Data —
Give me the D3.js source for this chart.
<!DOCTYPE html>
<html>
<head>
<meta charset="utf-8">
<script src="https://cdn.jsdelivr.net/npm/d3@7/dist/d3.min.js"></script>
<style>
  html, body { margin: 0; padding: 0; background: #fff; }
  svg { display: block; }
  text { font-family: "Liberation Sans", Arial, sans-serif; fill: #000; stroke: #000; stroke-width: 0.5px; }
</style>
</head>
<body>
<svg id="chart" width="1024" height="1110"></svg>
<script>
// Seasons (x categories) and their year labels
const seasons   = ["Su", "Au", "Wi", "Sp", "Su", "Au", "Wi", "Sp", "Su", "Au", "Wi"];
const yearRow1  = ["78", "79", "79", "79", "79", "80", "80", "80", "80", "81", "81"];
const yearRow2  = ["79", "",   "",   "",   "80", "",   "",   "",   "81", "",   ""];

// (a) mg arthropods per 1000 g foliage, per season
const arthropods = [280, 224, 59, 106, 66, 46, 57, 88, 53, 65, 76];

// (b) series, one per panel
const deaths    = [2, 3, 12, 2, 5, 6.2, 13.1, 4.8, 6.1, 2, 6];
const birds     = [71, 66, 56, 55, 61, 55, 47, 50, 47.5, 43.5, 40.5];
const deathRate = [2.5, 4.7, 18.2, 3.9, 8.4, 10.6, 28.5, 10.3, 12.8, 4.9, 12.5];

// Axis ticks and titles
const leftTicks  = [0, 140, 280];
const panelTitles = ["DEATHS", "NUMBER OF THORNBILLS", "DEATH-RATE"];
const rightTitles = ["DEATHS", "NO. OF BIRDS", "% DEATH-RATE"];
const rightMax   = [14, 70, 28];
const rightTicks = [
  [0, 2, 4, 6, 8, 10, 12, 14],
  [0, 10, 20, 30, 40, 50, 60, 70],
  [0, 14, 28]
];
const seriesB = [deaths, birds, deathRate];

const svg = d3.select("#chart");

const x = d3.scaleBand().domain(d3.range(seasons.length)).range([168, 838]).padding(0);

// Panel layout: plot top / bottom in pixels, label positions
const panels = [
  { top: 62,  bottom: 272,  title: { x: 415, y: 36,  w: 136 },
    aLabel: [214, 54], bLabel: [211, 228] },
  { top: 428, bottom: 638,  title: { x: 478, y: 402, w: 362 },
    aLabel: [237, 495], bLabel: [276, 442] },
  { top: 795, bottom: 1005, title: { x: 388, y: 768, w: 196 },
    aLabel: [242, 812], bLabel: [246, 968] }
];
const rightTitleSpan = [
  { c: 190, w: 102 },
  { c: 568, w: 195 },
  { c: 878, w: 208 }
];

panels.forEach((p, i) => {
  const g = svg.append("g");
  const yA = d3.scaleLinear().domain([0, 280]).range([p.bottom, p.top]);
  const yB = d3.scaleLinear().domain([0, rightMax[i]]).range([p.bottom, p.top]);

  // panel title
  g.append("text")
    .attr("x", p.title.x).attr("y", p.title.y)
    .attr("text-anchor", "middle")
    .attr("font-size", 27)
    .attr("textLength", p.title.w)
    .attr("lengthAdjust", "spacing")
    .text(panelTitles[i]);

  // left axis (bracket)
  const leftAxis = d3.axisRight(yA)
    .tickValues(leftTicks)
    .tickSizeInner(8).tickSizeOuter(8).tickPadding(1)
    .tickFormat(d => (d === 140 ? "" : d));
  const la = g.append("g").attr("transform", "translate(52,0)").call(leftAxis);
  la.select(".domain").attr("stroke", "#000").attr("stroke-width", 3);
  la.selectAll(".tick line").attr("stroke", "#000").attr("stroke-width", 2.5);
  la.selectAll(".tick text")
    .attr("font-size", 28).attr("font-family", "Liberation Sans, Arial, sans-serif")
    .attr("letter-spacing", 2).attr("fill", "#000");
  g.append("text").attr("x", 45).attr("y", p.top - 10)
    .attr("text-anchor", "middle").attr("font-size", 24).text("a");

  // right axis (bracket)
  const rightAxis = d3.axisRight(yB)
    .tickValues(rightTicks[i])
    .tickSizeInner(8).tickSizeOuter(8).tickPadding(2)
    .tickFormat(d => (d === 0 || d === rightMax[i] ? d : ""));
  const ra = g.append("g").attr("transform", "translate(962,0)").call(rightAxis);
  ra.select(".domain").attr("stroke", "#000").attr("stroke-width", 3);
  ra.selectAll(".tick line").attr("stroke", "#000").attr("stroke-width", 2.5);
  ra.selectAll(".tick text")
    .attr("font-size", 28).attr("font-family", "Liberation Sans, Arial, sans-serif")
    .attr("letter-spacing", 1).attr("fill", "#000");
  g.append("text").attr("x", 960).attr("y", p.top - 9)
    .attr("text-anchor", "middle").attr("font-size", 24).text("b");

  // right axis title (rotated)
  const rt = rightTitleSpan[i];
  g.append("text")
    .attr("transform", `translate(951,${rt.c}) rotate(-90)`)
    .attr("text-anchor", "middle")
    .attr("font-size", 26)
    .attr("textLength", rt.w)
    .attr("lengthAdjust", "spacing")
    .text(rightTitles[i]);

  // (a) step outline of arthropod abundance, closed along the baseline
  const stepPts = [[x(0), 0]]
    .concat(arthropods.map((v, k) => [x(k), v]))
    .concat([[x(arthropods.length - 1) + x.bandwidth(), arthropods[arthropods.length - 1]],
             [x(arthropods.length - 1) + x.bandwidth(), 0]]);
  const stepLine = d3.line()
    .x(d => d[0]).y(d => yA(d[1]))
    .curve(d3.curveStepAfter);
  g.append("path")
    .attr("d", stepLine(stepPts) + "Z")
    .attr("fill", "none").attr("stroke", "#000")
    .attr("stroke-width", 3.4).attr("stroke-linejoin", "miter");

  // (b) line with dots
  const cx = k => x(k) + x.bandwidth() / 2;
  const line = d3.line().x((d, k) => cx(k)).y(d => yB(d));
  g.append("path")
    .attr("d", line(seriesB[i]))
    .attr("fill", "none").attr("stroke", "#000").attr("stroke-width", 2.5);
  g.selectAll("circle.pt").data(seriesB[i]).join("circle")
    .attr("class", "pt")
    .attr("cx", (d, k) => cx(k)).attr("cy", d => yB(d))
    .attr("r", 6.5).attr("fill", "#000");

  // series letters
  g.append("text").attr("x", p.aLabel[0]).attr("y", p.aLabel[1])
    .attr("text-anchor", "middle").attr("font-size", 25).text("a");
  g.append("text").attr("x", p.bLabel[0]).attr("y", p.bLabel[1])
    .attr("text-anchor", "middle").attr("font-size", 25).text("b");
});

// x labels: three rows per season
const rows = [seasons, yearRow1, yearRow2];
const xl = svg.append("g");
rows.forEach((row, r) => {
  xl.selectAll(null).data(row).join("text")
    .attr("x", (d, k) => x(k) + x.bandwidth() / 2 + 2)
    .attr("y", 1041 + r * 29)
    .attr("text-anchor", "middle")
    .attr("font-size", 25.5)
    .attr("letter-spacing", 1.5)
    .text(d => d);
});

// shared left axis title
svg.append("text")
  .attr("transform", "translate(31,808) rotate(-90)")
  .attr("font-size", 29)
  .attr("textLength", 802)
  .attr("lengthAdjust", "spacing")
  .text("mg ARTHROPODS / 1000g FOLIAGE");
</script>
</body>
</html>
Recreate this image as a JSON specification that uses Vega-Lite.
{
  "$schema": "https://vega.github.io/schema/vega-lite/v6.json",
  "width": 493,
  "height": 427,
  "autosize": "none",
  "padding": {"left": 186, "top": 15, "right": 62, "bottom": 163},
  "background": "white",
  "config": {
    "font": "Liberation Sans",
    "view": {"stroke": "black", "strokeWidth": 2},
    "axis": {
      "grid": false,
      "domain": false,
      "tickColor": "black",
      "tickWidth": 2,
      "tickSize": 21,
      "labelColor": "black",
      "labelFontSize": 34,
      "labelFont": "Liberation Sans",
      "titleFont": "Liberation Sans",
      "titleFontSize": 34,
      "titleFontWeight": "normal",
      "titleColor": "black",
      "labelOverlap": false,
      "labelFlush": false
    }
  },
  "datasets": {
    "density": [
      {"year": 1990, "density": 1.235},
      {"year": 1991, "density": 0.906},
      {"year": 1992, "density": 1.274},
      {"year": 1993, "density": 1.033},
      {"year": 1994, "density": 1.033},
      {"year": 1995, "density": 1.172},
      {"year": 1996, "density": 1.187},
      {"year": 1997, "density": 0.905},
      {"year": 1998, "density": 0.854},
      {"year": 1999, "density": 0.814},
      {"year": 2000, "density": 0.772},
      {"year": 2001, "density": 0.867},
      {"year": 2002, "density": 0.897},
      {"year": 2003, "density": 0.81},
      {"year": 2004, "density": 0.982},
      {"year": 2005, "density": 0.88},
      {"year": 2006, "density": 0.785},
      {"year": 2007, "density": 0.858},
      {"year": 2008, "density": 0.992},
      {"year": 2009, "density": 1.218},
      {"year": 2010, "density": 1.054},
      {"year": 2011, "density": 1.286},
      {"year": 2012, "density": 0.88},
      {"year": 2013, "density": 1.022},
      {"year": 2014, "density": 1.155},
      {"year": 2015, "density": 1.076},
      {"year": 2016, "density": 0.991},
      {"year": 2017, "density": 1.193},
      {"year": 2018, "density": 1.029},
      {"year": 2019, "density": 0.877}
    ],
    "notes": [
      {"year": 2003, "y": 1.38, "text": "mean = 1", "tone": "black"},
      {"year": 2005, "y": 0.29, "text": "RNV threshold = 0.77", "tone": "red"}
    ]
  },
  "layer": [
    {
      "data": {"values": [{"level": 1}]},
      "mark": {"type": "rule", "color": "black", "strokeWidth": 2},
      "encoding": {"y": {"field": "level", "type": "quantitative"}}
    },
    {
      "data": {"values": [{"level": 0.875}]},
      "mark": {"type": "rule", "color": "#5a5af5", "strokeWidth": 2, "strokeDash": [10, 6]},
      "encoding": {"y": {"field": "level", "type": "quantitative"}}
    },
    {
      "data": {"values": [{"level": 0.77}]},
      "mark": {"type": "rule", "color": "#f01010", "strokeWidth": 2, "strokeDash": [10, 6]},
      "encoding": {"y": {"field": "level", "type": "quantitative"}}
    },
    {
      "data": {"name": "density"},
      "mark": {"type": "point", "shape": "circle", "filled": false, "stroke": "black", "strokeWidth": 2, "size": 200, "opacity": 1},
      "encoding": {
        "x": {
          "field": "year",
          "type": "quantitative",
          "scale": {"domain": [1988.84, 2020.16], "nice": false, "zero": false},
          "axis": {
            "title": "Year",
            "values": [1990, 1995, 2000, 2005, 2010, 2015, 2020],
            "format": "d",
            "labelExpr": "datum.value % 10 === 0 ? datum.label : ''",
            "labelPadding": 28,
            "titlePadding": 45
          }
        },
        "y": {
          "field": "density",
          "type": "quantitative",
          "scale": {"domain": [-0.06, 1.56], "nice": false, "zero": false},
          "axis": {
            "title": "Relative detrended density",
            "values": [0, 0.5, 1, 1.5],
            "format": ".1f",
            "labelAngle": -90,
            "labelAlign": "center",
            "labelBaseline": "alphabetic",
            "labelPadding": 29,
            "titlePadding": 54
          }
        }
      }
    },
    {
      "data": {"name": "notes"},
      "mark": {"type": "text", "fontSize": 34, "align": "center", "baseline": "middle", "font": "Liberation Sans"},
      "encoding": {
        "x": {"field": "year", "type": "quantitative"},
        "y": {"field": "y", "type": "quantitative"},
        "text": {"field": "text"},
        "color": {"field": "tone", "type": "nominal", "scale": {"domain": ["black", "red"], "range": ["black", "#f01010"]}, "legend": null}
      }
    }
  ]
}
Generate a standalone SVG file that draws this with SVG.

Given problem — Gather up every line in the data above that contains the word "chart", copying each one.

Finished task —
Give me the D3.js source for this chart.
<svg id="chart" width="1024" height="1110"></svg>
const svg = d3.select("#chart");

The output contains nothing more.